Une réplique sèche tombant en couperet dans un échange aimable, une main qui se pose sur un corps et dont on ne sait jamais si elle va frapper ou caresser, des silences étirés, lourds de menaces… Le Pion du général, premier long métrage de Makbul Mubarak, est un thriller psychologique et politique. Inspiré par sa propre histoire – le titre original du film est Autobiography –, le réalisateur indonésien de 34 ans fait le portrait d’un jeune homme dans un pays marqué corps et âme par trente ans de dictature.

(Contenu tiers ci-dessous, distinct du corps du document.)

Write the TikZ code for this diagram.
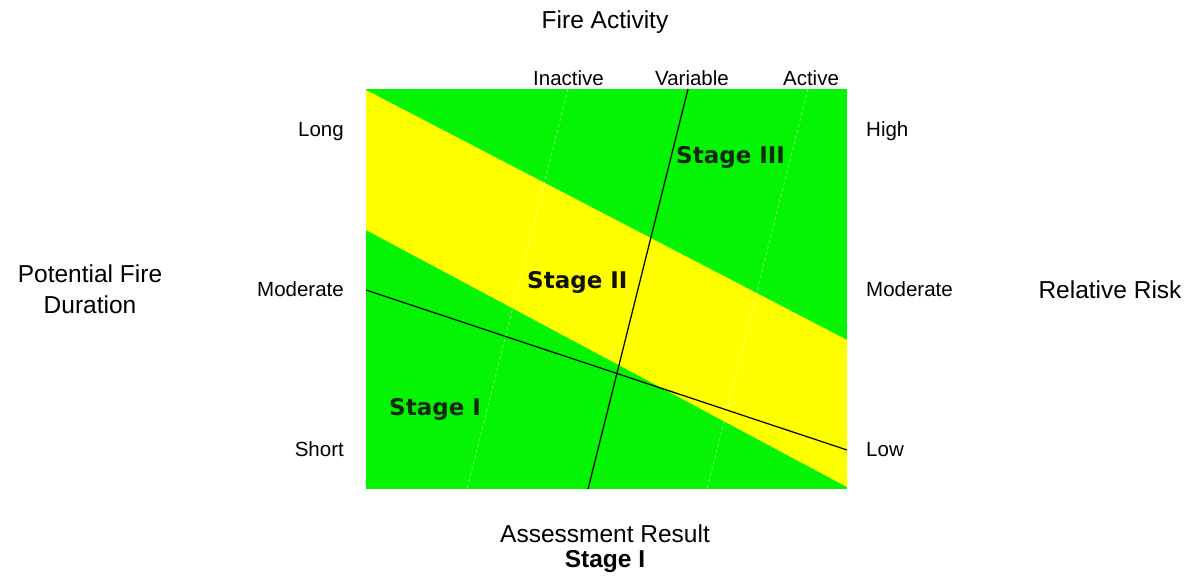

Le film s’ouvre sur un retour. Celui d’un général à la retraite dans le vaste manoir familial des Purna, que le jeune Rakib (Kevin Ardiloa) garde et entretient en l’absence du Maître. Le général Purna (Arswendy Bening Swara) appartient à la dynastie des notables, craints, respectés, intouchables depuis longtemps. Rakib à celui des serviteurs, des pions dont on se sert et que l’on peut éventuellement sacrifier. Soutenu par les promoteurs d’un barrage hydroélectrique qui apporterait l’énergie dans cette région rurale mais exproprierait les paysans, le général a décidé de devenir maire du village. Entre le vieux militaire et le jeune homme vont se nouer des relations ambiguës. Une partie d’échecs, d’abord dominée par le Général. Figure du pater familias – que les dictatures ont toujours mis en avant, il se substitue au père de Kib, emprisonné pour le sabotage des bulldozers destructeurs d’exploitations agricoles.
Infusion de violence
Le film met en scène l’emprise de Purna sur Rakib, dressé à la loyauté depuis toujours. Le garçon sera son serviteur fidèle, dévoué jusque dans les basses besognes. Fier de son choix de ne pas émigrer à Singapour comme son frère, de conduire un gros 4/4 luxueux, croyant naïvement être du côté du bien. Le spectateur, placé de son point de vue, ressent la pression sournoise, constante, qui s’exerce sur lui, puis ses doutes quand le dilemme moral finit par se poser, entre obéir à la loi d’un monstre ou faire ce qui est juste. Jeux de miroirs, d’ombres, de reflets, l’angoisse se diffracte par le travail du chef opérateur Wojciech Staron, créant une atmosphère délétère. La violence restera hors-champ mais sera de tous les plans, infusant tous les échanges. Makbul Mubarak a demandé à ses acteurs de jouer en se disant : « maintenant je suis le prédateur, maintenant je suis la proie. »
Les femmes sont quasiment absentes. Celle du Général, restée à la Ville avec ses filles, ne semble pas pressée de le rejoindre. Un monde d’hommes, oppressif, oppressant. Et le tableau sombre d’un fascisme intériorisé.